Author: Sue Sherman
Publisher: Insight Publications, 2011, 140 pages
With twenty units and several other learning resources, Insight English Skills 9 provides many class activities for a relatively low price.
Each unit consists of three parts: interpretation of a text, understanding the language of it, and creating a text in response. Texts range from paintings (John Brack’s Collins St, 5p.m.) and symbols (Australian national flag) to news articles, poetry and cartoons.
The varied nature of this textbook makes it useful for supplementary activities throughout pre-planned class units or ready-to-go ‘last minute’ activities.

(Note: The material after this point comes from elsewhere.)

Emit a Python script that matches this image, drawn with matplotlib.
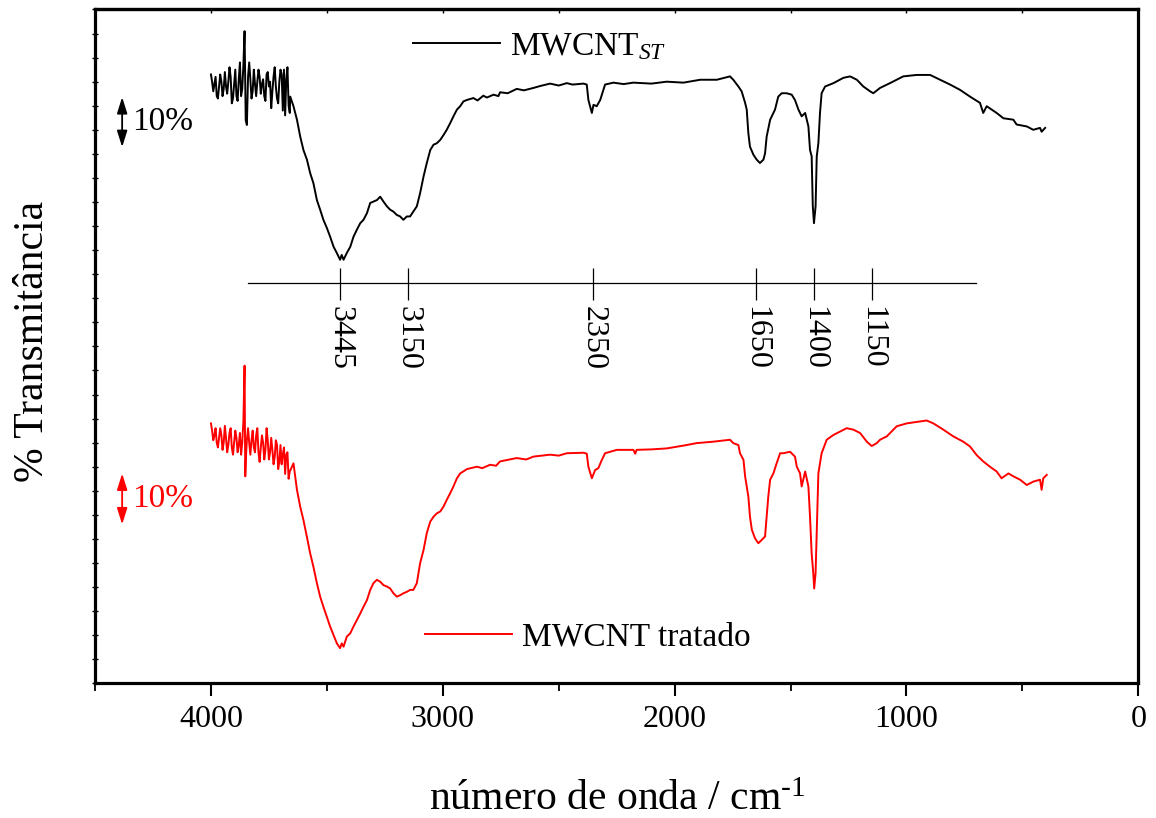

For example, the unit on sustainability – which includes a cartoon by Ron Tandberg – could be used during a unit on persuasive texts. Students are guided through seventeen comprehension questions, which progressively require more analysis. There are semi-completed tables so that students can see persuasive techniques and structures in another format, and a final section that requires students to either create a cartoon, song, picture book or persuasive piece. The variety of assessment tasks (which is a feature throughout the textbook) means that all students should feel confident with at least one of the tasks on offer. At the end of the unit, there is a reflection activity for students.
The unit on punctuation could be used as a stand-alone lesson or as part of a wider unit of grammar. Again, there are several comprehension questions, diagrams, creative tasks, and reflection opportunities.
While some units are text-specific (The Book Thief, Lord of the Flies, Pride and Prejudice), the activities remain based on concepts or features of writing, meaning that students do not necessarily need to know the text to complete the activity. For instance, activities on The Book Thief focus on repetition, theme, setting, metaphor and tone (amongst others).
The learning resources section cover topics from class discussions (how to appropriately participate, how to work in groups) to common spelling errors with tips. Sentence structure is also covered, but many students will struggle to understand such concepts without them being contextualised.
Lastly, a glossary is offered for all key words – a valuable resource for students.
This textbook is probably best used sporadically – not due to poor quality, but instead so that students can pick-up these condensed but essential English lessons throughout their studies and as a supplement to their regular class work. While there isn’t any ‘groundbreaking’ material or particularly innovative activities here, it is a useful resource for middle school students who are seeking to master the basics.